Hong Kong cinema is either dead or has transformed itself into a sophisticated new creative powerhouse. It just depends on who you're talking to and how you define the terms to start with.
"I've been claiming that our cinema was dying for two decades, and I've always been criticised for saying it," says actor Anthony Wong Chau-sang, who has had a front-row view on the industry's rise and fall since the 1980s.
"The only thing that can keep Hong Kong cinema afloat is our cultural advantage - but who's going to watch our films today?" Wong asks. "We've lost the Japanese market, the Thai market and basically the entire Southeast Asian market. [It] has been a long time coming."
Hong Kong's film industry began to decline in the 1990s, with a gradual diminishing in prestige amid the rapid advancement of other national cinemas in the region - in both creative and technical accomplishments.
In 2011, Indian comedy 3 Idiots raked in over HK$20 million and the Taiwanese teen drama You Are the Apple of My Eye became Hong Kong's all-time highest-grossing Chinese-language film. Together with the recent South Korean film Cold Eyes - a remake of the local film Eye in the Sky (2007) - they provided evidence of the maturing, if not actually superior, production abilities of our neighbouring markets.
With no local cinema tycoons in sight and with the big investment resources of the mainland providing a handy lifeline, it's no wonder that all the major Hong Kong filmmakers at every level of the business are now working in China, says revered film critic Li Cheuk-to, who is also the Hong Kong International Film Festival's artistic director.
Swiftly after the trend of Hong Kong-mainland co-productions began in earnest with the signing of the Closer Economic Partnership Arrangement (Cepa) in 2003, local filmmakers found themselves facing an inconvenient truth: with the exponentially larger returns from across the border came the ensuing obligation to cater not only to a new target audience but to a draconian censorship system as well.
"While Cepa facilitates the entry of Hong Kong films to the mainland market, the new censorship by the mainland authorities that they have to face has often compromised the results," says Li, referring to the agreement that was meant to allow jointly financed films to enter the mainland market without restrictions.
For actor-producer Donnie Yen Ji-dan, who became one of Hong Kong's best-paid action stars with his two Ip Man films (released in 2008 and 2010), it's an inevitable transition that "Hong Kong films" would be replaced by the blanket label "Chinese films".
"The mainland market is too big to be ignored," he says. "It's all about how you play this game. Especially when you're making an action movie, which typically requires a bigger budget, you have no choice but to go north."
In spite of the dwindling number of Hong Kong productions - there were only 50 local titles released last year - Yen takes comfort in the increase in quality that is accompanying the loss in quantity.
"Our industry has become more elite," he says.
"While there used to be not-so-professional people who just happened to have the money to make movies, all the Hong Kong filmmakers working today are true professionals."

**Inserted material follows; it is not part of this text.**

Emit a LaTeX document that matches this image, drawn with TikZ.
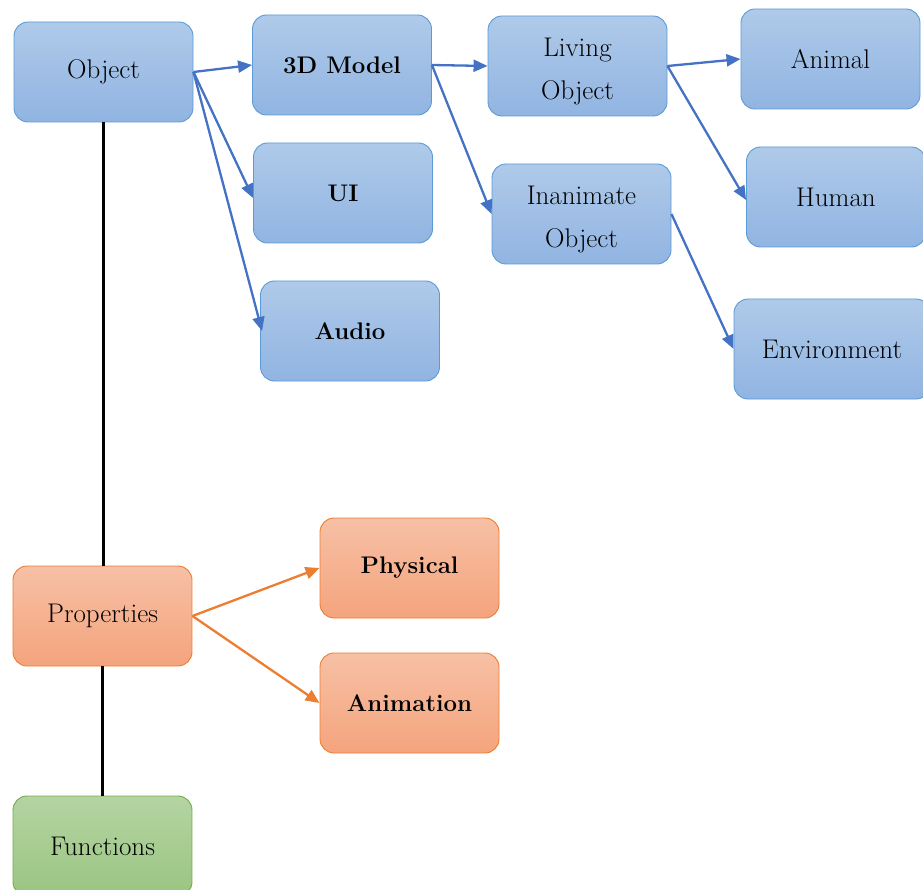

Indeed, the range of exemplary co-productions lately gracing our screens - from The Warlords (2007) and Overheard (2009) to A Simple Life (2011) and The Grandmaster (2013) - hint at the industry's growing expertise in skirting around the mainland censors' numerous aversions, be it horror, nudity, sci-fi, politics or the triad themes that we have long grown accustomed to.
This rising respectability of partly mainland-financed projects may have surprised a few sceptics - but certainly not Edmond Pang Ho-cheung.
Despite seeing his own low-budget comedies (2010's Love in a Puff, 2012's Vulgaria) spearhead a new vogue for Hong Kong-centric productions, the popular director is in no mood to apologise for having the luxury of being able to chase China's lucrative market.
"Don't forget that a story which passes [mainland] censorship can also be a good one," says Pang, who reveals he once turned down a HK$100 million mainland-financed project to make his romcom sequel Love in the Buff - also a co-production, but one that gleefully maintained the sassiness of Hong Kong films.
"While there are some subject matters that you can't tackle with a co-production, nobody is forcing you to make a bad movie," he says.
Hong Kong directors' assertion of their cultural identity or their determination to venture outside mainland-approved subjects are ambitions shared by many of the industry's new faces.
According to Winnie Tsang Lai-fun, managing director of the independent distribution company Golden Scene, the warm reception that greeted the street-dance drama The Way We Dance (which she produced), the politically conscious thriller Cold War (2012) and the 3-D erotica Due West: Our Sex Journey (2012) are all encouraging signs that the industry is rediscovering its resolve to branch out into more adventurous topics.
"I've always thought that people shouldn't follow the herd and all make the same movies in a short period of time," says Tsang. "The success of these films has reassured the investors.
"It gives out the message that no matter what its topic is, as long as you make an interesting film, it's going to turn out just fine."